Date: Feb 15, 2013 1:16 PM
Author: Michael Stemper
Subject: Re: infinity can't exist
In article <511D0025.FD5B3D49@btinternet.com>, Frederick Williams <email@example.com> writes:
>Craig Feinstein wrote:
>> Let's say I have a drawer of an infinite number of [...]
>> How does modern mathematics resolve this paradox?

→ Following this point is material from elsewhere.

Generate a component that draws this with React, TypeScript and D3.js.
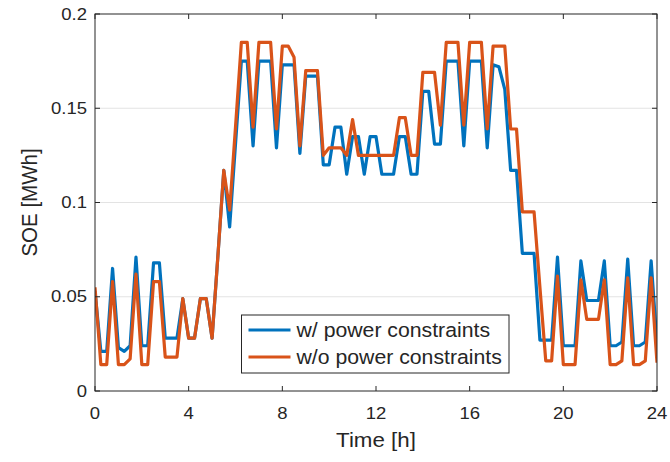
import React from "react";
import * as d3 from "d3";

const xTicks = [0, 4, 8, 12, 16, 20, 24];
const yTicks = [0, 0.05, 0.1, 0.15, 0.2];
const yTickLabels = ["0", "0.05", "0.1", "0.15", "0.2"];
const gridValues = [0.05, 0.1, 0.15];

// sampled every 15 minutes, 0h .. 24h
const timeStep = 0.25;
const withPower = [
  0.053, 0.021, 0.021, 0.065,
  0.023, 0.021, 0.024, 0.071,
  0.024, 0.024, 0.068, 0.068,
  0.028, 0.028, 0.028, 0.049,
  0.028, 0.028, 0.049, 0.049,
  0.028, 0.072, 0.117, 0.087,
  0.131, 0.175, 0.175, 0.130,
  0.175, 0.175, 0.175, 0.129,
  0.173, 0.173, 0.173, 0.126,
  0.167, 0.167, 0.167, 0.120,
  0.120, 0.140, 0.140, 0.115,
  0.135, 0.135, 0.115, 0.135,
  0.135, 0.115, 0.115, 0.115,
  0.135, 0.135, 0.115, 0.115,
  0.159, 0.159, 0.131, 0.131,
  0.175, 0.175, 0.175, 0.130,
  0.175, 0.175, 0.175, 0.129,
  0.173, 0.172, 0.160, 0.117,
  0.117, 0.073, 0.073, 0.073,
  0.027, 0.027, 0.027, 0.071,
  0.024, 0.024, 0.024, 0.069,
  0.048, 0.048, 0.048, 0.069,
  0.024, 0.024, 0.026, 0.070,
  0.024, 0.024, 0.026, 0.069,
  0.025,
];
const withoutPower = [
  0.055, 0.014, 0.014, 0.058,
  0.014, 0.014, 0.017, 0.062,
  0.014, 0.014, 0.058, 0.058,
  0.018, 0.018, 0.018, 0.049,
  0.028, 0.028, 0.049, 0.049,
  0.028, 0.072, 0.117, 0.096,
  0.140, 0.185, 0.185, 0.140,
  0.185, 0.185, 0.185, 0.139,
  0.183, 0.183, 0.177, 0.130,
  0.170, 0.170, 0.170, 0.125,
  0.129, 0.129, 0.129, 0.125,
  0.144, 0.125, 0.125, 0.125,
  0.125, 0.125, 0.125, 0.125,
  0.145, 0.145, 0.125, 0.125,
  0.169, 0.169, 0.169, 0.141,
  0.185, 0.185, 0.185, 0.141,
  0.185, 0.185, 0.185, 0.139,
  0.183, 0.183, 0.183, 0.139,
  0.139, 0.095, 0.095, 0.095,
  0.055, 0.016, 0.016, 0.061,
  0.014, 0.014, 0.014, 0.059,
  0.038, 0.038, 0.038, 0.059,
  0.014, 0.014, 0.016, 0.060,
  0.014, 0.014, 0.016, 0.060,
  0.015,
];
const seriesNames = ["w/ power constraints", "w/o power constraints"];
const seriesColors = ["#0072BD", "#D95319"];

const W = 670;
const H = 462;
const L = 95, R = 657, T = 14, B = 391;
const SX = 1.09;
const FONT = "'Liberation Sans', Arial, Helvetica, sans-serif";
const AX = "#262626";

export default function App() {
  const x = d3.scaleLinear().domain([0, 24]).range([L, R]);
  const y = d3.scaleLinear().domain([0, 0.2]).range([B, T]);
  const line = d3
    .line<number>()
    .x((_, i) => x(i * timeStep))
    .y((d) => y(d));
  const series = [withPower, withoutPower];

  const txt = (
    key: string,
    tx: number,
    ty: number,
    s: string,
    size: number,
    anchor: string,
    rotate = 0
  ) => (
    <text
      key={key}
      transform={`translate(${tx},${ty}) rotate(${rotate}) scale(${rotate ? 1 : SX},${rotate ? SX : 1})`}
      fontFamily={FONT}
      fontSize={size}
      textAnchor={anchor}
      dominantBaseline="central"
      fill={AX}
    >
      {s}
    </text>
  );

  const legX = 241.5, legY = 315, legW = 267.5, legH = 58;

  return (
    <svg
      width={W}
      height={H}
      style={{ position: "absolute", left: 0, top: 0, background: "#fff" }}
    >
      <defs>
        <clipPath id="plotclip">
          <rect x={L} y={T} width={R - L} height={B - T} />
        </clipPath>
      </defs>
      <rect x={0} y={0} width={W} height={H} fill="#fff" />
      {gridValues.map((v) => (
        <line key={"g" + v} x1={L} x2={R} y1={y(v)} y2={y(v)} stroke="#e3e3e3" strokeWidth={1} />
      ))}
      <g clipPath="url(#plotclip)">
        {series.map((s, i) => (
          <path
            key={"s" + i}
            d={line(s) || ""}
            fill="none"
            stroke={seriesColors[i]}
            strokeWidth={3.2}
            strokeLinejoin="round"
          />
        ))}
      </g>
      <rect x={L} y={T} width={R - L} height={B - T} fill="none" stroke={AX} strokeWidth={1} />
      {xTicks.map((t) => (
        <g key={"xt" + t}>
          <line x1={x(t)} x2={x(t)} y1={B} y2={B - 5} stroke={AX} />
          <line x1={x(t)} x2={x(t)} y1={T} y2={T + 5} stroke={AX} />
        </g>
      ))}
      {yTicks.map((t) => (
        <g key={"yt" + t}>
          <line x1={L} x2={L + 5} y1={y(t)} y2={y(t)} stroke={AX} />
          <line x1={R} x2={R - 5} y1={y(t)} y2={y(t)} stroke={AX} />
        </g>
      ))}
      {xTicks.map((t) => txt("xl" + t, x(t), B + 22, String(t), 17, "middle"))}
      {yTicks.map((t, i) => txt("yl" + t, L - 8, y(t), yTickLabels[i], 17, "end"))}
      {txt("xlab", (L + R) / 2, 440, "Time [h]", 20.5, "middle")}
      {txt("ylab", 30, (T + B) / 2, "SOE [MWh]", 20.5, "middle", -90)}
      <rect x={legX} y={legY} width={legW} height={legH} fill="#fff" stroke={AX} strokeWidth={1} />
      {seriesNames.map((n, i) => {
        const cy = legY + 15 + i * 27;
        return (
          <g key={"leg" + i}>
            <line x1={legX + 7} x2={legX + 49} y1={cy} y2={cy} stroke={seriesColors[i]} strokeWidth={3.2} />
            {txt("lt" + i, legX + 55, cy, n, 19.5, "start")}
          </g>
        );
      })}
    </svg>
  );
}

>A few years ago Zdislav V. Kovarik made a post listing a dozen or more
>meaning of the word "infinity" as used in different branches of
>mathematics. I'm hoping that he won't mind me reposting it:
>There is a long list of "infinities (with no claim to exhaustiveness):
> infinity of the one-point compactification of N,
> infinity in the theory of convex optimization,
> each of these has a clear definition and a set of well-defined rules
> for handling it.
> And the winner is...
> the really, really real infinity imagined by inexperienced debaters of
> foundations of mathematics; this one has the advantage that it need
> not be defined ("it's just there, don't you see?") and the user can
> switch from one set of rules to another, without warning, and without
> worrying about consistency, for the purpose of scoring points in idle
> and uneducated (at least on one side) debates.
Bravo! Author! Author!
Michael F. Stemper
A preposition is something that you should never end a sentence with.